博物館就職時には自身の専門分野の狭い領域の知識しかなくても仕方がないけれど、就職してから市民の方々と一緒に勉強していくことが何よりも大切で、学生時代にも比文の環境を活かして色々な分野の人と関わっておくべきだと仰っていたのが印象に残りました。

 

               

 

 

最後の発表者の池上直樹先生(御船町恐竜博物館)には「なぜ恐竜を掘るのか?~小規模博物館の挑戦と学芸員の日常~」と題して、博物館が学習機会の提供に果たす役割や学芸員の専門的な業務などについてお話いただきました。

 池上先生は卒業研究の調査中に日本初の肉食恐竜の化石を発見されて以来、同恐竜博物館の設置と運営に長く関わって来られましたが、どの博物館にも共通する博物館の社会に対する役割というものは、調査研究・資料収集・展示・教育の4つであり、これは知的好奇心を刺激すること・生涯学習意欲を喚起すること・利用者を惹きつけること・学習を支援することに対応するものと認識されていると仰っていました。
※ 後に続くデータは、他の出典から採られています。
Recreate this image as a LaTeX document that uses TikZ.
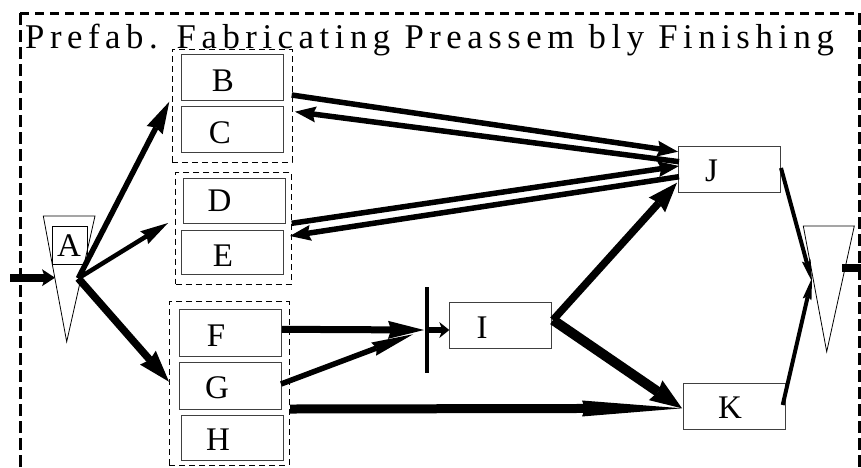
\documentclass[tikz,border=0pt]{standalone}
\usepackage{fontspec}
\setmainfont{Liberation Serif}
\newfontfamily\titlefont[LetterSpace=16]{Liberation Serif}
\usetikzlibrary{arrows.meta}
\tikzset{
  box/.style={draw=black!75, line width=1pt, inner sep=0pt},
  grp/.style={draw=black, line width=1pt, dash pattern=on 6pt off 4pt, inner sep=0pt},
  lbl/.style={anchor=base, inner sep=0pt, font=\fontsize{33}{33}\selectfont},
  tri/.style={draw=black, line width=0.8pt, fill=white},
  conn/.style={draw=black, line cap=butt},
  head/.style n args={2}{-{Stealth[length=#1, width=#2, inset=3pt, line width=0pt]}}
}
\begin{document}
\begin{tikzpicture}[x=1pt,y=-1pt]
\useasboundingbox (0,0) rectangle (861,467);
% frame
\draw[line width=3pt, dash pattern=on 12pt off 5pt] (20,467) -- (20,13);
\draw[line width=3pt, dash pattern=on 9pt off 6pt] (20,13) -- (859,13);
\draw[line width=3pt, dash pattern=on 12pt off 5pt] (859,13) -- (859,467);
% title
\node[anchor=base west, inner sep=0pt, font=\titlefont\fontsize{34.7}{35}\selectfont] (title) at (25,48) {Prefab. Fabricating Preassem bly Finishing};
% groups
\node[grp, minimum width=120pt, minimum height=113pt] (BC) at (232,105.5) {};
\node[grp, minimum width=116pt, minimum height=111.7pt] (DE) at (233.7,228.2) {};
\node[grp, minimum width=119.7pt, minimum height=163.3pt] (FGH) at (229.2,383.4) {};
% boxes
\node[box, minimum width=101.6pt, minimum height=45.7pt] (B) at (232.5,77.2) {};
\node[box, minimum width=102pt, minimum height=45.6pt] (C) at (232,129.5) {};
\node[box, minimum width=102pt, minimum height=45pt] (D) at (234.7,200.8) {};
\node[box, minimum width=102pt, minimum height=44.3pt] (E) at (232,252.8) {};
\node[box, minimum width=102.4pt, minimum height=47.4pt] (F) at (230.5,333) {};
\node[box, minimum width=102pt, minimum height=46.7pt] (G) at (230,385.7) {};
\node[box, minimum width=102.3pt, minimum height=45.3pt] (H) at (232.2,438.3) {};
\node[box, minimum width=101.7pt, minimum height=45.6pt] (I) at (500.2,325.5) {};
\node[box, minimum width=101.7pt, minimum height=45.6pt] (J) at (729.2,169.5) {};
\node[box, minimum width=101.7pt, minimum height=46pt] (K) at (734.2,406.3) {};
% triangles
\draw[tri] (43.3,216) -- (95,216) -- (66.7,341.7) -- cycle;
\draw[tri] (803.3,226) -- (854.3,226) -- (826.7,351.7) -- cycle;
\node[box, draw=black, minimum width=35pt, minimum height=38pt] (Abox) at (69.8,245) {};
% labels
\node[lbl] (At) at (69,256.7) {A};
\node[lbl] (Bt) at (223,91.7) {B};
\node[lbl] (Ct) at (220,143.3) {C};
\node[lbl] (Dt) at (219.5,211.7) {D};
\node[lbl] (Et) at (223,266.7) {E};
\node[lbl] (Ft) at (216,346) {F};
\node[lbl] (Gt) at (217,398.3) {G};
\node[lbl] (Ht) at (218,450) {H};
\node[lbl] (It) at (482,338.3) {I};
\node[lbl] (Jt) at (711.5,181.7) {J};
\node[lbl] (Kt) at (730,418.3) {K};
% coordinates
\coordinate (in) at (10,277.7);
\coordinate (Ain) at (55,277.7);
\coordinate (Afan) at (78.3,278.3);
\coordinate (BCin) at (169.3,101.7);
\coordinate (DEin) at (168,223);
\coordinate (FGHin) at (169,381.7);
\coordinate (Bout) at (291.7,95);
\coordinate (Jin1) at (678,151.7);
\coordinate (Jout1) at (679,161.7);
\coordinate (Cin) at (295,111.7);
\coordinate (Eout) at (291.7,223.3);
\coordinate (Jin2) at (679,166);
\coordinate (Jout2) at (679,176.7);
\coordinate (Ein) at (290,236);
\coordinate (Fout) at (282,329.3);
\coordinate (barF) at (424,330);
\coordinate (Gout) at (281,384);
\coordinate (barG) at (413,334.3);
\coordinate (bartop) at (426.7,287.3);
\coordinate (barbot) at (426.7,373.3);
\coordinate (barout) at (427,330);
\coordinate (Iin) at (449.3,330);
\coordinate (Gout2) at (290,409);
\coordinate (Kin) at (682,408.3);
\coordinate (Iout) at (553,320);
\coordinate (Jin3) at (677,182.7);
\coordinate (Jout3) at (781,168);
\coordinate (Zin1) at (812,281.7);
\coordinate (Kout) at (782.7,405);
\coordinate (Zin2) at (812,278);
\coordinate (Zout) at (842,268.3);
\coordinate (out) at (861,268.3);
% connectors
\draw[conn, line width=8pt, head={13pt}{17pt}] (in) -- (Ain);
\draw[conn, line width=5.5pt, head={32pt}{18pt}] (Afan) -- (BCin);
\draw[conn, line width=4.5pt, head={28pt}{15pt}] (Afan) -- (DEin);
\draw[conn, line width=7.5pt, head={32pt}{21pt}] (Afan) -- (FGHin);
\draw[conn, line width=5.5pt, head={21pt}{16pt}] (Bout) -- (Jin1);
\draw[conn, line width=5.5pt, head={21pt}{16pt}] (Jout1) -- (Cin);
\draw[conn, line width=5.5pt, head={21pt}{16pt}] (Eout) -- (Jin2);
\draw[conn, line width=5.5pt, head={21pt}{16pt}] (Jout2) -- (Ein);
\draw[conn, line width=7pt, head={36pt}{18pt}] (Fout) -- (barF);
\draw[conn, line width=5.5pt, head={42pt}{14pt}] (Gout) -- (barG);
\draw[conn, line width=4pt] (bartop) -- (barbot);
\draw[conn, line width=6pt, head={10pt}{16pt}] (barout) -- (Iin);
\draw[conn, line width=9pt, head={100pt}{16pt}] (Gout2) -- (Kin);
\draw[conn, line width=7.5pt, head={30pt}{22pt}] (Iout) -- (Jin3);
\draw[conn, line width=10pt, head={32pt}{24pt}] (Iout) -- (Kin);
\draw[conn, line width=4pt, head={22pt}{9pt}] (Jout3) -- (Zin1);
\draw[conn, line width=4pt, head={22pt}{9pt}] (Kout) -- (Zin2);
\draw[conn, line width=8pt] (Zout) -- (out);
\end{tikzpicture}
\end{document}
 また、化石を収集する博物館で必須の“化石クリーニング”という専門的な仕事について、欧米の博物館ではメジャーな存在だが、日本には未だに専門家がいないという問題の解決を目指して、米国モンタナ・ロッキー博物館と提携し、アメリカの試料を移送して、教育の一環として日本でクリーニングするという取り組みを行っているというお話もしていただきました。
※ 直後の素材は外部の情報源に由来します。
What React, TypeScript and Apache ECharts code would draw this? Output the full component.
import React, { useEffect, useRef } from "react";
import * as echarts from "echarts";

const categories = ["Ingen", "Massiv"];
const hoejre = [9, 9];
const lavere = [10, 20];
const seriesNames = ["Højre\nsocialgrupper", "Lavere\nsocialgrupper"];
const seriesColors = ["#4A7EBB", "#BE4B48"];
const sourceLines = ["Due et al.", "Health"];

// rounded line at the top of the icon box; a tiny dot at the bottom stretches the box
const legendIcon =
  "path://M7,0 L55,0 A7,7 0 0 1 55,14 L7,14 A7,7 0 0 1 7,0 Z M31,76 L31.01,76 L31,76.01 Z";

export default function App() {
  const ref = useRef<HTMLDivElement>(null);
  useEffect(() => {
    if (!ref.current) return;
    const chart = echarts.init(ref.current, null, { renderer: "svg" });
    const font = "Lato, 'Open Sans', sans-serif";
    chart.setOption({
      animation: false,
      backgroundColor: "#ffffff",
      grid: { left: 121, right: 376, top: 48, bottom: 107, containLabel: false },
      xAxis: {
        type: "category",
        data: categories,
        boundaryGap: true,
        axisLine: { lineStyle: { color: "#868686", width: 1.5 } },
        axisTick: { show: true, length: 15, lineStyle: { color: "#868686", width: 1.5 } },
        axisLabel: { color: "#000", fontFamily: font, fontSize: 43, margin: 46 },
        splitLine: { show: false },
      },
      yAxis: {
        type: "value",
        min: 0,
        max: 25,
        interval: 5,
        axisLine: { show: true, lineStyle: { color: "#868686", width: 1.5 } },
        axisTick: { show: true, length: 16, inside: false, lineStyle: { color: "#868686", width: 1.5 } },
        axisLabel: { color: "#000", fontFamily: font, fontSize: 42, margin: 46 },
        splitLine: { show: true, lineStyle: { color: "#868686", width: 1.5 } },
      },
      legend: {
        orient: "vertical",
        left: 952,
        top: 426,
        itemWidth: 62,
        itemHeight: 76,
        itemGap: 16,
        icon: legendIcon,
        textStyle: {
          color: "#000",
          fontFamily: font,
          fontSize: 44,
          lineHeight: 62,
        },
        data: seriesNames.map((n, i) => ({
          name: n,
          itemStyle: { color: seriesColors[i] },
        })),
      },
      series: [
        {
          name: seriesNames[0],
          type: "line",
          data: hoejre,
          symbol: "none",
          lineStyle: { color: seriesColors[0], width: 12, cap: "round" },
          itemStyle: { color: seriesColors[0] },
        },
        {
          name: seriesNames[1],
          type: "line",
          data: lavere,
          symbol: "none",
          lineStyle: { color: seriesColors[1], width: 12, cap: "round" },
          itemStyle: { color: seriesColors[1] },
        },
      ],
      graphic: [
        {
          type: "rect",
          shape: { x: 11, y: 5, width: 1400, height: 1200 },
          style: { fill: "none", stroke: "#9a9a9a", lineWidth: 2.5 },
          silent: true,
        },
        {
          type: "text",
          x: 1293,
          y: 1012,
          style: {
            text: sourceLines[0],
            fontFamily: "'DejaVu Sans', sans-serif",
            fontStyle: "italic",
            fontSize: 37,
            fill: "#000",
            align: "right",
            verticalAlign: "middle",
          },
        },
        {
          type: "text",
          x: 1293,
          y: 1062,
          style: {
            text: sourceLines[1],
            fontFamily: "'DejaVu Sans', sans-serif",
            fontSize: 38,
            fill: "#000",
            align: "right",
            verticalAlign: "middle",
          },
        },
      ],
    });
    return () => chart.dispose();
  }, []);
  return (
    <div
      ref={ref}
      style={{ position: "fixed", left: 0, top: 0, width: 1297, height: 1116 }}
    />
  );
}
“博物館のすべての活動は教育に収斂する”と言われるけれど、教育活動のみを重視するのではなく、全ての活動を学習機会として市民と共有する必要があると仰っていたのが非常に興味深く、研究と実社会をいかにして繋ぐかという問題を考える上でとても重要な視点であると感じました。

 

               

 

会の最後に行われた質疑応答の時間には、参加学生から「大学での研究者生活と博物館での研究者生活の違いやそのメリットとデメリットは何か?」、「博物館に来られる外国人の割合はどれくらいなのか?」などの質問が出され、それぞれの先生方にご回答いただきました。

今回の座談会では理系OBの先生方から実体験を踏まえたとても興味深く実践的なお話を伺うことができ、とても有意義な機会となったように思います。